== Problem statement ==
Scan the lines below for the word "matplotlib". Copy each line you find it in.

== Supplied data ==
^^^^
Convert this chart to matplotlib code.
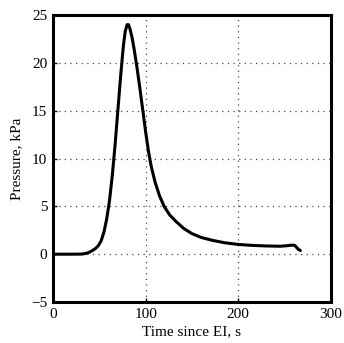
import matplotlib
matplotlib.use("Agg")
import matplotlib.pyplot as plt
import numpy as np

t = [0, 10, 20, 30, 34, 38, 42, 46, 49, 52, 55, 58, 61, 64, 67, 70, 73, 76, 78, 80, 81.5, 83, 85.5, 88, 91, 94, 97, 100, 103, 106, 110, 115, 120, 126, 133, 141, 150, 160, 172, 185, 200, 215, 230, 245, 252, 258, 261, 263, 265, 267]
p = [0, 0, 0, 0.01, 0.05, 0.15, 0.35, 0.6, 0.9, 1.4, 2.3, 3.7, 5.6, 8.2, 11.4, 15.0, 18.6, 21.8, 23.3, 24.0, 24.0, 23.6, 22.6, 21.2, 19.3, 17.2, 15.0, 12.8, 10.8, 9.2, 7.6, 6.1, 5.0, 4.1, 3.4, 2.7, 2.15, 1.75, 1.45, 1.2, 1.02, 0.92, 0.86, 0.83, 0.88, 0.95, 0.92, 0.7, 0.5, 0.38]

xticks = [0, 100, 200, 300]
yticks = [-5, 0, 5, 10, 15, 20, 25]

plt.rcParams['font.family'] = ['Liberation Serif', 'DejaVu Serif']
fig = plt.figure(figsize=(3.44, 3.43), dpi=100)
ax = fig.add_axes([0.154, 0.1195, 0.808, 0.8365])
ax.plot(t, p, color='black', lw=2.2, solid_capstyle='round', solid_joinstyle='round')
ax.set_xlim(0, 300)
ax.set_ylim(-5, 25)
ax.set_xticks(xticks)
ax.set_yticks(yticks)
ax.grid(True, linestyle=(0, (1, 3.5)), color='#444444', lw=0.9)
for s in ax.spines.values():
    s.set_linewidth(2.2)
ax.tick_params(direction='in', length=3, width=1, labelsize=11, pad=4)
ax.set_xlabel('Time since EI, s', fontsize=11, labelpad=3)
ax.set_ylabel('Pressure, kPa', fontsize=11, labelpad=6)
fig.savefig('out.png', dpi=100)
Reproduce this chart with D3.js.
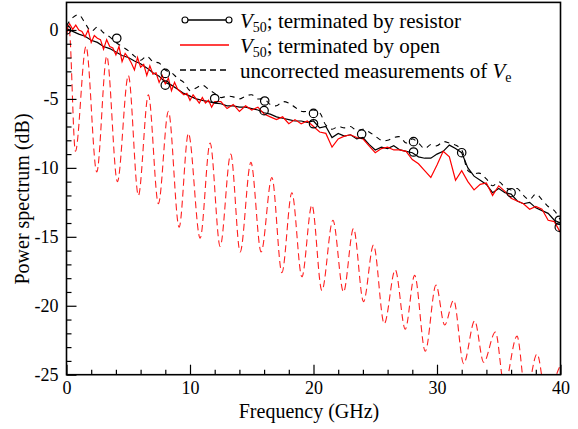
^^^^
== Task output ==
Convert this chart to matplotlib code.
import matplotlib
matplotlib.use("Agg")
import matplotlib.pyplot as plt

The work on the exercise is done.